DATASET CONTENT:

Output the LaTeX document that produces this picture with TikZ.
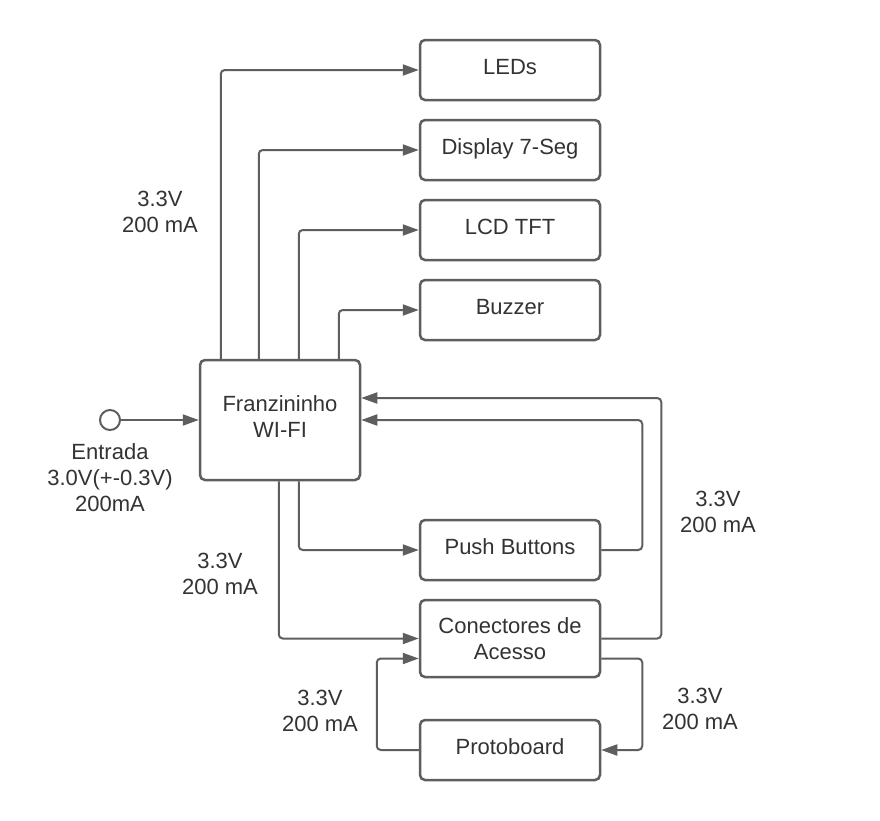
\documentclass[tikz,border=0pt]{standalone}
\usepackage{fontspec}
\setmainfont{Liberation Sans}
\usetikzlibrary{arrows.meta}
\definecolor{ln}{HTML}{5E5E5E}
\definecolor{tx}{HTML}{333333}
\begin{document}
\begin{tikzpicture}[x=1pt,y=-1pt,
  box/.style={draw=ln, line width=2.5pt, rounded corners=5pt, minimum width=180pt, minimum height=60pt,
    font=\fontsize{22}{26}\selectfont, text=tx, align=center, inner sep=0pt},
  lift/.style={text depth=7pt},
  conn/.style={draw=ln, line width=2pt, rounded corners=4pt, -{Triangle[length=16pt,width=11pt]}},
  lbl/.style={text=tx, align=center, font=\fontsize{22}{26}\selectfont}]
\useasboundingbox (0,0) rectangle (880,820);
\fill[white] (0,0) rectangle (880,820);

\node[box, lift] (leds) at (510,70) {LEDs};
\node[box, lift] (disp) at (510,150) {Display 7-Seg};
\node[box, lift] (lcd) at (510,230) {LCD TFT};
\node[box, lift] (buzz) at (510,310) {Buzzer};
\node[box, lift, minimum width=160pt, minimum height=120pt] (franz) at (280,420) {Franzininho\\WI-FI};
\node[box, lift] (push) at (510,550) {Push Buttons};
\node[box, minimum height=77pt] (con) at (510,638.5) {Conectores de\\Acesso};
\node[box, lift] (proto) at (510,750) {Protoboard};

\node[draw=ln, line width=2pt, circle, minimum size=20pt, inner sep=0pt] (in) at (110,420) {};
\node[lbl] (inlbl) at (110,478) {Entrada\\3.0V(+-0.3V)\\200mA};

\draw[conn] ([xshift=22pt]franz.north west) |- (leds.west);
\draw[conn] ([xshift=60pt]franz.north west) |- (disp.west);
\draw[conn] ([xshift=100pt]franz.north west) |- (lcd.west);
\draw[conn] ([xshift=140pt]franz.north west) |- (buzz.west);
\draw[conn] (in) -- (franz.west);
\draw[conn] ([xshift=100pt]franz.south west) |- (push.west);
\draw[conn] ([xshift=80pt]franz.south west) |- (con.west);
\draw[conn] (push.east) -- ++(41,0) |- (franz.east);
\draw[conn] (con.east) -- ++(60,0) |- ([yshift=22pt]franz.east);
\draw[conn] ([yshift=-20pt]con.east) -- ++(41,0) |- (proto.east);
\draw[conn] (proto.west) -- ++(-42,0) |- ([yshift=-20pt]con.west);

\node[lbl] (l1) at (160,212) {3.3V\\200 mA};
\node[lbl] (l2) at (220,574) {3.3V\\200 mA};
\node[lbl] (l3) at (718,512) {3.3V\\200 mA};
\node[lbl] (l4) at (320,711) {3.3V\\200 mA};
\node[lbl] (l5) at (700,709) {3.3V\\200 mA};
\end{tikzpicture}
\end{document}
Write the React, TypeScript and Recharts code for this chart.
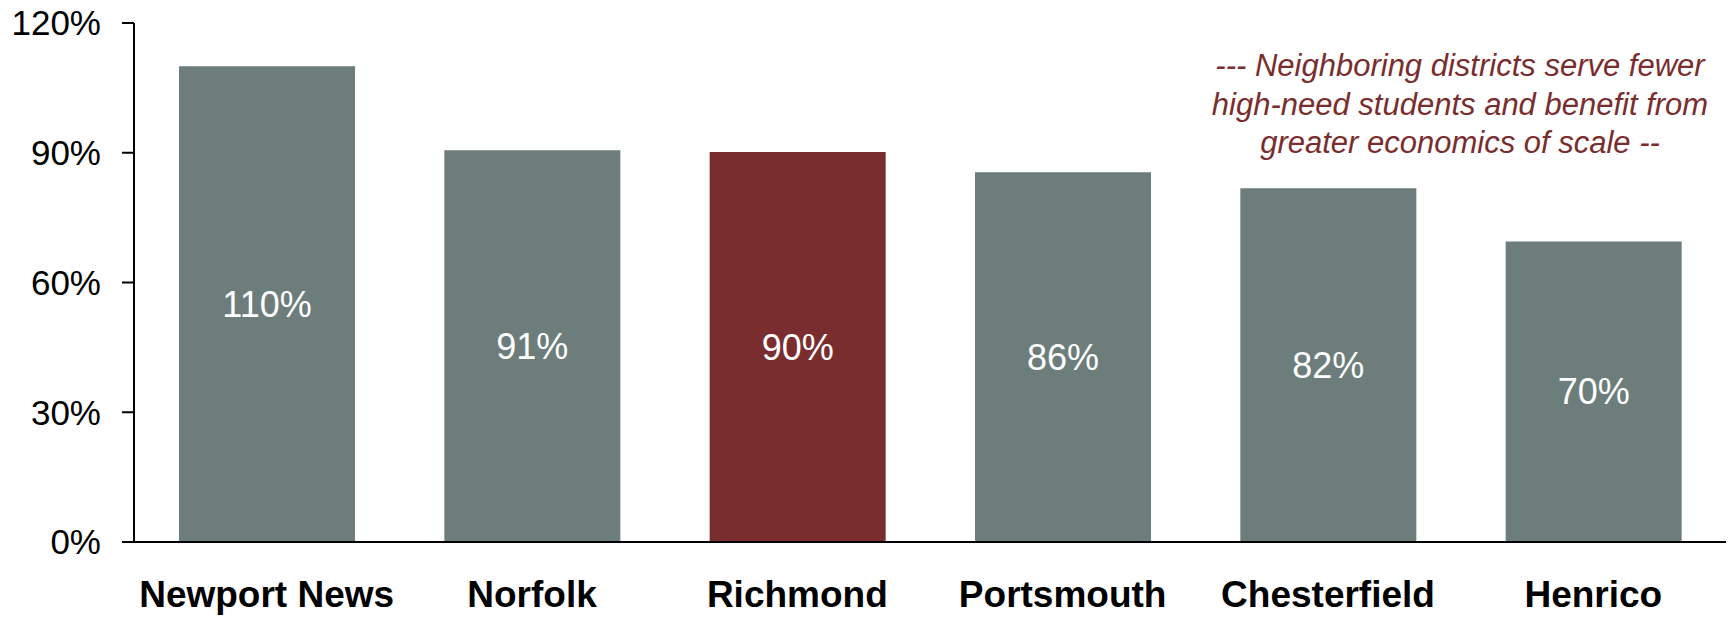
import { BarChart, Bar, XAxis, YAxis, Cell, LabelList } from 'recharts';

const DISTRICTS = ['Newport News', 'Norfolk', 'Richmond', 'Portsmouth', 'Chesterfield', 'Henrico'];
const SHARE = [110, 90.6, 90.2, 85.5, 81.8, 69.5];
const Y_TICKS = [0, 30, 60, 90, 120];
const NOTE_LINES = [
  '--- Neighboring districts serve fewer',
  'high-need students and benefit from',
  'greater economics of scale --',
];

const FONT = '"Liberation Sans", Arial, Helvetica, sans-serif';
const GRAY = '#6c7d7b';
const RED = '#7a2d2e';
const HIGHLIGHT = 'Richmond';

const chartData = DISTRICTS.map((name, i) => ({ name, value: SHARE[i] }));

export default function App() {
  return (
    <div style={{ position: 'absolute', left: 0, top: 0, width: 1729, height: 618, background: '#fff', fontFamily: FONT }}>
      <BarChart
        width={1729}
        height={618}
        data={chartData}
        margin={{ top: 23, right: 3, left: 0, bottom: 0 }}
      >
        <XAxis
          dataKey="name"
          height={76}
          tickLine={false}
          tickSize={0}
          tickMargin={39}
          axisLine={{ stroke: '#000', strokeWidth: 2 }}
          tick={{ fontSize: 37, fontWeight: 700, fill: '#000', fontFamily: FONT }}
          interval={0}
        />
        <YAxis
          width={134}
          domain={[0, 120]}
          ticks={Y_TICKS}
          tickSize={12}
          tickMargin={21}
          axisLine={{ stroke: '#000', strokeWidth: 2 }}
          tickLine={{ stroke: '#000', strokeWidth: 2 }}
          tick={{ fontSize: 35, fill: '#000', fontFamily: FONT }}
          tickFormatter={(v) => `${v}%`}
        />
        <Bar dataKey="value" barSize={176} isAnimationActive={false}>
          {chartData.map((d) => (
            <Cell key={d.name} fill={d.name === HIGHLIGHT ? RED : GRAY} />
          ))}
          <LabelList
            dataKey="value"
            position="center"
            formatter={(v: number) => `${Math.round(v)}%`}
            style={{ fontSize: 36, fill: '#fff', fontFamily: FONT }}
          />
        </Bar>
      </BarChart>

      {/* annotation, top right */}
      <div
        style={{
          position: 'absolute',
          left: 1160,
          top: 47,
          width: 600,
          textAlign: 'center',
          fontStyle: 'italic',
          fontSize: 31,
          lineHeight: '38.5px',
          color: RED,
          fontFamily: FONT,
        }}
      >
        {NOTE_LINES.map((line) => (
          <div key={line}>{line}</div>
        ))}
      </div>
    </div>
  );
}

SHORT EXERCISE: Reproduce every record word for word. The copy must contain no pictures.

WRITTEN SOLUTION:
Output the LaTeX document that produces this picture with TikZ.
\documentclass[tikz,border=0pt]{standalone}
\usepackage{fontspec}
\setmainfont{Liberation Sans}
\usetikzlibrary{arrows.meta}
\definecolor{ln}{HTML}{5E5E5E}
\definecolor{tx}{HTML}{333333}
\begin{document}
\begin{tikzpicture}[x=1pt,y=-1pt,
  box/.style={draw=ln, line width=2.5pt, rounded corners=5pt, minimum width=180pt, minimum height=60pt,
    font=\fontsize{22}{26}\selectfont, text=tx, align=center, inner sep=0pt},
  lift/.style={text depth=7pt},
  conn/.style={draw=ln, line width=2pt, rounded corners=4pt, -{Triangle[length=16pt,width=11pt]}},
  lbl/.style={text=tx, align=center, font=\fontsize{22}{26}\selectfont}]
\useasboundingbox (0,0) rectangle (880,820);
\fill[white] (0,0) rectangle (880,820);

\node[box, lift] (leds) at (510,70) {LEDs};
\node[box, lift] (disp) at (510,150) {Display 7-Seg};
\node[box, lift] (lcd) at (510,230) {LCD TFT};
\node[box, lift] (buzz) at (510,310) {Buzzer};
\node[box, lift, minimum width=160pt, minimum height=120pt] (franz) at (280,420) {Franzininho\\WI-FI};
\node[box, lift] (push) at (510,550) {Push Buttons};
\node[box, minimum height=77pt] (con) at (510,638.5) {Conectores de\\Acesso};
\node[box, lift] (proto) at (510,750) {Protoboard};

\node[draw=ln, line width=2pt, circle, minimum size=20pt, inner sep=0pt] (in) at (110,420) {};
\node[lbl] (inlbl) at (110,478) {Entrada\\3.0V(+-0.3V)\\200mA};

\draw[conn] ([xshift=22pt]franz.north west) |- (leds.west);
\draw[conn] ([xshift=60pt]franz.north west) |- (disp.west);
\draw[conn] ([xshift=100pt]franz.north west) |- (lcd.west);
\draw[conn] ([xshift=140pt]franz.north west) |- (buzz.west);
\draw[conn] (in) -- (franz.west);
\draw[conn] ([xshift=100pt]franz.south west) |- (push.west);
\draw[conn] ([xshift=80pt]franz.south west) |- (con.west);
\draw[conn] (push.east) -- ++(41,0) |- (franz.east);
\draw[conn] (con.east) -- ++(60,0) |- ([yshift=22pt]franz.east);
\draw[conn] ([yshift=-20pt]con.east) -- ++(41,0) |- (proto.east);
\draw[conn] (proto.west) -- ++(-42,0) |- ([yshift=-20pt]con.west);

\node[lbl] (l1) at (160,212) {3.3V\\200 mA};
\node[lbl] (l2) at (220,574) {3.3V\\200 mA};
\node[lbl] (l3) at (718,512) {3.3V\\200 mA};
\node[lbl] (l4) at (320,711) {3.3V\\200 mA};
\node[lbl] (l5) at (700,709) {3.3V\\200 mA};
\end{tikzpicture}
\end{document}
Write the React, TypeScript and Recharts code for this chart.
import { BarChart, Bar, XAxis, YAxis, Cell, LabelList } from 'recharts';

const DISTRICTS = ['Newport News', 'Norfolk', 'Richmond', 'Portsmouth', 'Chesterfield', 'Henrico'];
const SHARE = [110, 90.6, 90.2, 85.5, 81.8, 69.5];
const Y_TICKS = [0, 30, 60, 90, 120];
const NOTE_LINES = [
  '--- Neighboring districts serve fewer',
  'high-need students and benefit from',
  'greater economics of scale --',
];

const FONT = '"Liberation Sans", Arial, Helvetica, sans-serif';
const GRAY = '#6c7d7b';
const RED = '#7a2d2e';
const HIGHLIGHT = 'Richmond';

const chartData = DISTRICTS.map((name, i) => ({ name, value: SHARE[i] }));

export default function App() {
  return (
    <div style={{ position: 'absolute', left: 0, top: 0, width: 1729, height: 618, background: '#fff', fontFamily: FONT }}>
      <BarChart
        width={1729}
        height={618}
        data={chartData}
        margin={{ top: 23, right: 3, left: 0, bottom: 0 }}
      >
        <XAxis
          dataKey="name"
          height={76}
          tickLine={false}
          tickSize={0}
          tickMargin={39}
          axisLine={{ stroke: '#000', strokeWidth: 2 }}
          tick={{ fontSize: 37, fontWeight: 700, fill: '#000', fontFamily: FONT }}
          interval={0}
        />
        <YAxis
          width={134}
          domain={[0, 120]}
          ticks={Y_TICKS}
          tickSize={12}
          tickMargin={21}
          axisLine={{ stroke: '#000', strokeWidth: 2 }}
          tickLine={{ stroke: '#000', strokeWidth: 2 }}
          tick={{ fontSize: 35, fill: '#000', fontFamily: FONT }}
          tickFormatter={(v) => `${v}%`}
        />
        <Bar dataKey="value" barSize={176} isAnimationActive={false}>
          {chartData.map((d) => (
            <Cell key={d.name} fill={d.name === HIGHLIGHT ? RED : GRAY} />
          ))}
          <LabelList
            dataKey="value"
            position="center"
            formatter={(v: number) => `${Math.round(v)}%`}
            style={{ fontSize: 36, fill: '#fff', fontFamily: FONT }}
          />
        </Bar>
      </BarChart>

      {/* annotation, top right */}
      <div
        style={{
          position: 'absolute',
          left: 1160,
          top: 47,
          width: 600,
          textAlign: 'center',
          fontStyle: 'italic',
          fontSize: 31,
          lineHeight: '38.5px',
          color: RED,
          fontFamily: FONT,
        }}
      >
        {NOTE_LINES.map((line) => (
          <div key={line}>{line}</div>
        ))}
      </div>
    </div>
  );
}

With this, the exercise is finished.